The cache() function in Spark is used to persist a DataFrame or Dataset in memory (or on disk, depending on the storage level) for faster access in subsequent operations. This is particularly useful when you need to reuse a DataFrame multiple times in a workflow, as it avoids recomputing the entire lineage of transformations.


1. Syntax

PySpark:

df.cache()

Spark SQL:

  • There is no direct equivalent in Spark SQL, but you can cache a table using:
    CACHE TABLE table_name;
    

2. Key Features

  • In-Memory Storage: By default, cache() stores the DataFrame in memory.
  • Lazy Evaluation: The DataFrame is not cached immediately. Instead, it is cached when an action (e.g., count(), show()) is triggered.
  • Storage Levels: You can specify different storage levels (e.g., memory-only, memory-and-disk) using persist().

3. Storage Levels

Spark provides several storage levels for caching:

  • MEMORY_ONLY: Stores data in memory only (default for cache()).
  • MEMORY_AND_DISK: Stores data in memory, but spills to disk if memory is insufficient.
  • MEMORY_ONLY_SER: Stores serialized data in memory.
  • MEMORY_AND_DISK_SER: Stores serialized data in memory and spills to disk if needed.
  • DISK_ONLY: Stores data on disk only.

To use a specific storage level, use the persist() function instead of cache():

df.persist(storageLevel=pyspark.StorageLevel.MEMORY_AND_DISK)

4. Examples

Example 1: Caching a DataFrame

PySpark:

from pyspark.sql import SparkSession

spark = SparkSession.builder.appName("CacheExample").getOrCreate()

# Create DataFrame
data = [("Anand", 25), ("Bala", 30), ("Kavitha", 28), ("Raj", 35)]
columns = ["Name", "Age"]

df = spark.createDataFrame(data, columns)

# Cache the DataFrame
df.cache()

# Perform an action to trigger caching
df.count()

Spark SQL:

CACHE TABLE people;

Output:

  • The DataFrame is cached in memory, and subsequent operations on df will be faster.

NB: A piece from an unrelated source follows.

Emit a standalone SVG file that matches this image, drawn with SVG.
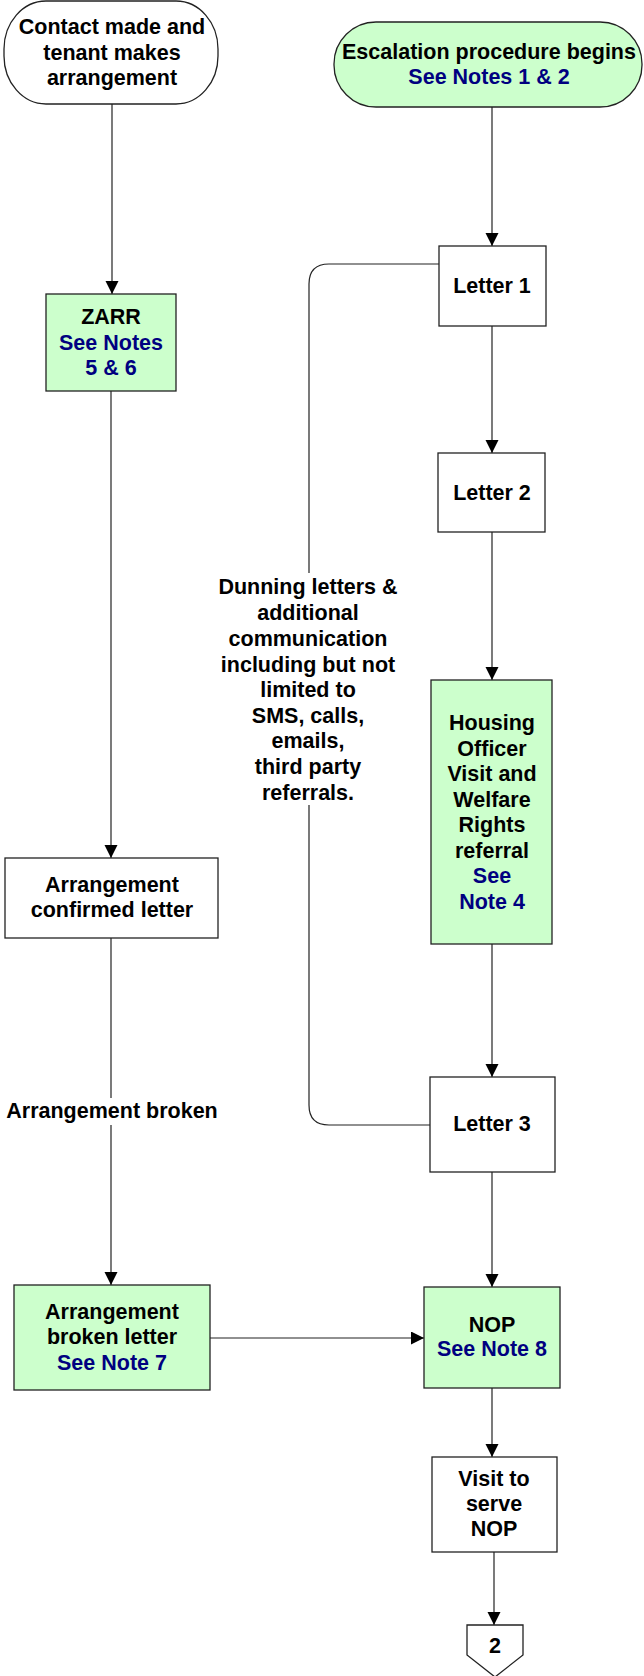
<svg xmlns="http://www.w3.org/2000/svg" width="644" height="1676" viewBox="0 0 644 1676">
<defs>
<marker id="arr" markerWidth="14" markerHeight="14" refX="13" refY="6.5" orient="auto" markerUnits="userSpaceOnUse">
<path d="M0,0 L13,6.5 L0,13 Z" fill="#000"/>
</marker>
<style>
.box{stroke:#222;stroke-width:1.3}
.w{fill:#fff}
.g{fill:#ccffcc}
.t{font-family:"Liberation Sans",Arial,sans-serif;font-weight:bold;font-size:21.5px;fill:#000;text-anchor:middle}
.b{fill:#000080}
.c{fill:none;stroke:#222;stroke-width:1.2}
</style>
</defs>
<rect width="644" height="1676" fill="#fff"/>
<g id="connectors">
<path class="c" d="M112,104 L112,294" marker-end="url(#arr)"/>
<path class="c" d="M111,391 L111,858" marker-end="url(#arr)"/>
<path class="c" d="M111,938 L111,1098"/>
<path class="c" d="M111,1125 L111,1285" marker-end="url(#arr)"/>
<path class="c" d="M210,1338 L424,1338" marker-end="url(#arr)"/>
<path class="c" d="M492,107 L492,246" marker-end="url(#arr)"/>
<path class="c" d="M492,326 L492,453" marker-end="url(#arr)"/>
<path class="c" d="M492,532 L492,680" marker-end="url(#arr)"/>
<path class="c" d="M492,944 L492,1077" marker-end="url(#arr)"/>
<path class="c" d="M492,1172 L492,1287" marker-end="url(#arr)"/>
<path class="c" d="M492,1388 L492,1457" marker-end="url(#arr)"/>
<path class="c" d="M494,1552 L494,1625" marker-end="url(#arr)"/>
<path class="c" d="M439,264 L329,264 Q309,264 309,284 L309,573"/>
<path class="c" d="M309,805 L309,1105 Q309,1125 329,1125 L430,1125"/>
</g>
<g id="contact">
<rect class="box w" x="4" y="1" width="214" height="103" rx="42" ry="48"/>
<text class="t" x="112" y="34">Contact made and</text>
<text class="t" x="112" y="60">tenant makes</text>
<text class="t" x="112" y="85">arrangement</text>
</g>
<g id="escalation">
<rect class="box g" x="334" y="22" width="308" height="85" rx="42" ry="42"/>
<text class="t" x="489" y="59">Escalation procedure begins</text>
<text class="t b" x="489" y="84">See Notes 1 &amp; 2</text>
</g>
<g id="zarr">
<rect class="box g" x="46" y="294" width="130" height="97"/>
<text class="t" x="111" y="324">ZARR</text>
<text class="t b" x="111" y="350">See Notes</text>
<text class="t b" x="111" y="375">5 &amp; 6</text>
</g>
<g id="letter1">
<rect class="box w" x="439" y="246" width="107" height="80"/>
<text class="t" x="492" y="293">Letter 1</text>
</g>
<g id="letter2">
<rect class="box w" x="438" y="453" width="107" height="79"/>
<text class="t" x="492" y="500">Letter 2</text>
</g>
<g id="housing">
<rect class="box g" x="431" y="680" width="121" height="264"/>
<text class="t" x="492" y="730">Housing</text>
<text class="t" x="492" y="755.5">Officer</text>
<text class="t" x="492" y="781">Visit and</text>
<text class="t" x="492" y="806.5">Welfare</text>
<text class="t" x="492" y="832">Rights</text>
<text class="t" x="492" y="857.5">referral</text>
<text class="t b" x="492" y="883">See</text>
<text class="t b" x="492" y="908.5">Note 4</text>
</g>
<g id="dunning-label">
<text class="t" x="308" y="594">Dunning letters &amp;</text>
<text class="t" x="308" y="620">additional</text>
<text class="t" x="308" y="646">communication</text>
<text class="t" x="308" y="672">including but not</text>
<text class="t" x="308" y="697">limited to</text>
<text class="t" x="308" y="723">SMS, calls,</text>
<text class="t" x="308" y="748">emails,</text>
<text class="t" x="308" y="774">third party</text>
<text class="t" x="308" y="800">referrals.</text>
</g>
<g id="confirmed">
<rect class="box w" x="5" y="858" width="213" height="80"/>
<text class="t" x="112" y="892">Arrangement</text>
<text class="t" x="112" y="917">confirmed letter</text>
</g>
<g id="broken-label">
<text class="t" x="112" y="1118">Arrangement broken</text>
</g>
<g id="letter3">
<rect class="box w" x="430" y="1077" width="125" height="95"/>
<text class="t" x="492" y="1131">Letter 3</text>
</g>
<g id="brokenletter">
<rect class="box g" x="14" y="1285" width="196" height="105"/>
<text class="t" x="112" y="1319">Arrangement</text>
<text class="t" x="112" y="1344">broken letter</text>
<text class="t b" x="112" y="1370">See Note 7</text>
</g>
<g id="nop">
<rect class="box g" x="424" y="1287" width="136" height="101"/>
<text class="t" x="492" y="1332">NOP</text>
<text class="t b" x="492" y="1356">See Note 8</text>
</g>
<g id="visit">
<rect class="box w" x="432" y="1457" width="125" height="95"/>
<text class="t" x="494" y="1486">Visit to</text>
<text class="t" x="494" y="1511">serve</text>
<text class="t" x="494" y="1536">NOP</text>
</g>
<g id="offpage2">
<path class="box w" d="M467,1625 L523,1625 L523,1655 L495,1677 L467,1655 Z"/>
<text class="t" x="495" y="1653">2</text>
</g>
</svg>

Example 2: Checking if a DataFrame is Cached

PySpark:

# Check if the DataFrame is cached
print(df.is_cached)  # Output: True

Example 3: Unpersisting a DataFrame

PySpark:

# Unpersist (remove from cache)
df.unpersist()

# Check if the DataFrame is cached
print(df.is_cached)  # Output: False

Example 4: Using persist() with a Specific Storage Level

PySpark:

from pyspark import StorageLevel

# Persist the DataFrame in memory and on disk
df.persist(StorageLevel.MEMORY_AND_DISK)

# Perform an action to trigger persistence
df.count()

Example 5: Caching a Filtered DataFrame

PySpark:

# Filter and cache the DataFrame
filtered_df = df.filter("Age > 30")
filtered_df.cache()

# Perform an action to trigger caching
filtered_df.count()

Example 6: Caching a Joined DataFrame

PySpark:

# Create another DataFrame
departments_data = [(101, "Sales"), (102, "HR"), (103, "Finance")]
departments_columns = ["DeptID", "DeptName"]

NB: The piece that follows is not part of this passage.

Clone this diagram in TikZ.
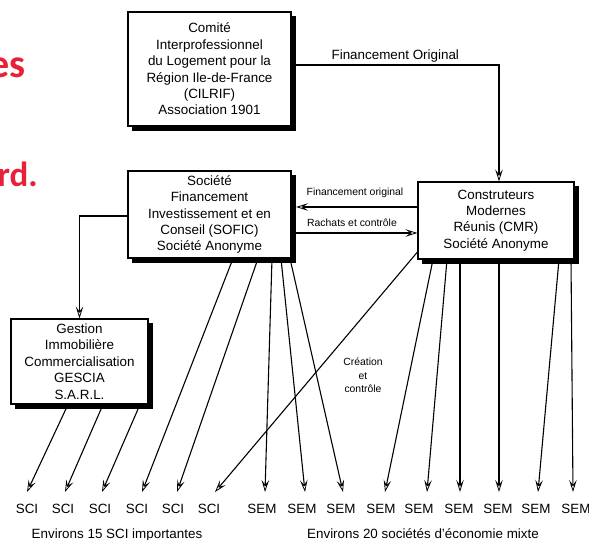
\documentclass[tikz,border=0pt]{standalone}
\usepackage{fontspec}
\setmainfont{Liberation Sans}
\newfontfamily\redfont{Carlito}
\usetikzlibrary{arrows.meta,calc,backgrounds}
\definecolor{slidered}{RGB}{232,32,56}
\begin{document}
\begin{tikzpicture}[x=1pt,y=-1pt,
  box/.style={draw, line width=1.1pt, fill=white, align=center, inner sep=0pt,
    font=\fontsize{13.4}{16.4}\selectfont},
  shadowbox/.style={fill=black},
  arr/.style={line width=1.1pt, -{Stealth[open, length=12pt, width=7.5pt, inset=5pt, line width=0.8pt]}},
  lbl/.style={inner sep=0pt, anchor=base, font=\fontsize{13.4}{16}\selectfont},
  small/.style={inner sep=0pt, align=center, font=\fontsize{10.4}{13.5}\selectfont},
  redtxt/.style={inner sep=0pt, anchor=base east, text=slidered}]
\useasboundingbox (0,0) rectangle (589,540);
\clip (0,0) rectangle (589,540);

% partial slide text
\node[redtxt, font=\redfont\bfseries\fontsize{40}{40}\selectfont] (red1) at (26,78) {es};
\node[redtxt, font=\redfont\bfseries\fontsize{35}{35}\selectfont] (red2) at (38,187) {rd.};

% boxes
\node[box, minimum width=163pt, minimum height=114pt] (cilrif) at (209.5,69)
  {Comité\\Interprofessionnel\\du Logement pour la\\Région Ile-de-France\\(CILRIF)\\Association 1901};
\node[box, minimum width=163pt, minimum height=87pt] (sofic) at (209.5,214.5)
  {Société\\Financement\\Investissement et en\\Conseil (SOFIC)\\Société Anonyme};
\node[box, minimum width=156pt, minimum height=77pt] (cmr) at (496,220.5)
  {Construteurs\\Modernes\\Réunis (CMR)\\Société Anonyme};
\node[box, minimum width=137pt, minimum height=85pt] (gescia) at (79.5,361.5)
  {Gestion\\Immobilière\\Commercialisation\\GESCIA\\S.A.R.L.};

% shadows and page background
\begin{scope}[on background layer]
  \fill[white] (0,0) rectangle (589,540);
  \foreach \b in {cilrif,sofic,cmr,gescia}
    \fill[shadowbox] ([xshift=4.5pt,yshift=-4.5pt]\b.south west) rectangle ([xshift=4.5pt,yshift=-4.5pt]\b.north east);
\end{scope}

% bottom labels
\foreach \n/\x in {1/27,2/63,3/100,4/137,5/173,6/209}
  \node[lbl] (sci\n) at (\x,513) {SCI};
\foreach \n/\x in {1/262,2/302,3/341,4/381,5/419,6/459,7/498,8/536,9/576}
  \node[lbl] (sem\n) at (\x,513) {SEM};
\node[lbl] (cap1) at (117,538) {Environs 15 SCI importantes};
\node[lbl] (cap2) at (423,538) {Environs 20 sociétés d'économie mixte};

% small labels
\node[small] (fol) at (355,193) {Financement original};
\node[small] (rac) at (352,223) {Rachats et contrôle};
\node[small] (crea) at (363,375.5) {Création\\et\\contrôle};

% top connector
\draw[arr] ([yshift=4pt]cilrif.east) -| node[pos=0.25, lbl, yshift=5pt] (fo) {Financement Original} ([xshift=3pt]cmr.north);

% SOFIC <-> CMR
\draw[arr] ([yshift=13.5pt]cmr.west) coordinate (f1) -- ($(f1 -| sofic.east)+(4.5pt,0)$);
\draw[arr] ([yshift=-18.5pt]sofic.east) coordinate (r1) -- (r1 -| cmr.west);

% SOFIC -> GESCIA
\draw[arr] ([yshift=-1.5pt]sofic.west) -| (gescia.north);

% GESCIA -> SCI
\draw[arr] ([xshift=-11.5pt]gescia.south) -- ([xshift=0pt,yshift=21pt]sci1.base);
\draw[arr] ([xshift=23.5pt]gescia.south) -- ([xshift=2pt,yshift=21pt]sci2.base);
\draw[arr] ([xshift=60.5pt]gescia.south) -- ([xshift=2pt,yshift=21pt]sci3.base);

% SOFIC -> SCI / SEM
\draw[arr] ([xshift=23.5pt]sofic.south) -- ([xshift=5pt,yshift=21pt]sci4.base);
\draw[arr] ([xshift=48.5pt]sofic.south) -- ([xshift=4pt,yshift=21pt]sci5.base);
\draw[arr] ([xshift=62.5pt]sofic.south) -- ([xshift=3pt,yshift=21pt]sem1.base);
\draw[arr] ([xshift=71.5pt]sofic.south) -- ([xshift=3pt,yshift=21pt]sem2.base);
\draw[arr] ([xshift=80.5pt]sofic.south) -- ([xshift=2pt,yshift=21pt]sem3.base);

% CMR -> SCI / SEM
\draw[arr] ([yshift=-31.5pt]cmr.west) -- ([xshift=6pt,yshift=21pt]sci6.base);
\draw[arr] ([xshift=-63pt]cmr.south) -- ([xshift=4pt,yshift=21pt]sem4.base);
\draw[arr] ([xshift=-49pt]cmr.south) -- ([xshift=8pt,yshift=21pt]sem5.base);
\draw[arr] ([xshift=-36pt]cmr.south) -- ([xshift=1pt,yshift=21pt]sem6.base);
\draw[arr] ([xshift=3pt]cmr.south) -- ([xshift=1pt,yshift=21pt]sem7.base);
\draw[arr] ([xshift=63pt]cmr.south) -- ([xshift=2pt,yshift=21pt]sem8.base);
\draw[arr] ([xshift=75pt]cmr.south) -- ([xshift=-3pt,yshift=21pt]sem9.base);
\end{tikzpicture}
\end{document}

departments_df = spark.createDataFrame(departments_data, departments_columns)

# Join and cache the DataFrame
joined_df = df.join(departments_df, df["Age"] == departments_df["DeptID"])
joined_df.cache()

# Perform an action to trigger caching
joined_df.count()

Example 7: Caching a Large DataFrame with Disk Spill

PySpark:

from pyspark import StorageLevel

# Persist a large DataFrame with disk spill
large_df = spark.range(1000000)  # Create a large DataFrame
large_df.persist(StorageLevel.MEMORY_AND_DISK)

# Perform an action to trigger persistence
large_df.count()

5. Common Use Cases

  • Reusing intermediate results in multi-step workflows.
  • Speeding up iterative algorithms (e.g., training machine learning models).
  • Avoiding recomputation in complex transformations.

6. Performance Considerations

  • Memory Usage: Caching consumes memory. Ensure you have sufficient memory for large datasets.
  • Disk Spill: If memory is insufficient, data may spill to disk, which is slower.
  • Unpersist: Always unpersist DataFrames when they are no longer needed to free up resources.

7. Key Takeaways

  1. Purpose: The cache() function is used to persist a DataFrame or Dataset in memory for faster access.
  2. Lazy Evaluation: Caching is triggered only when an action is performed.
  3. Storage Levels: Use persist() to specify custom storage levels (e.g., memory-only, memory-and-disk).
  4. Performance: Caching can significantly improve performance but consumes memory. Use it judiciously.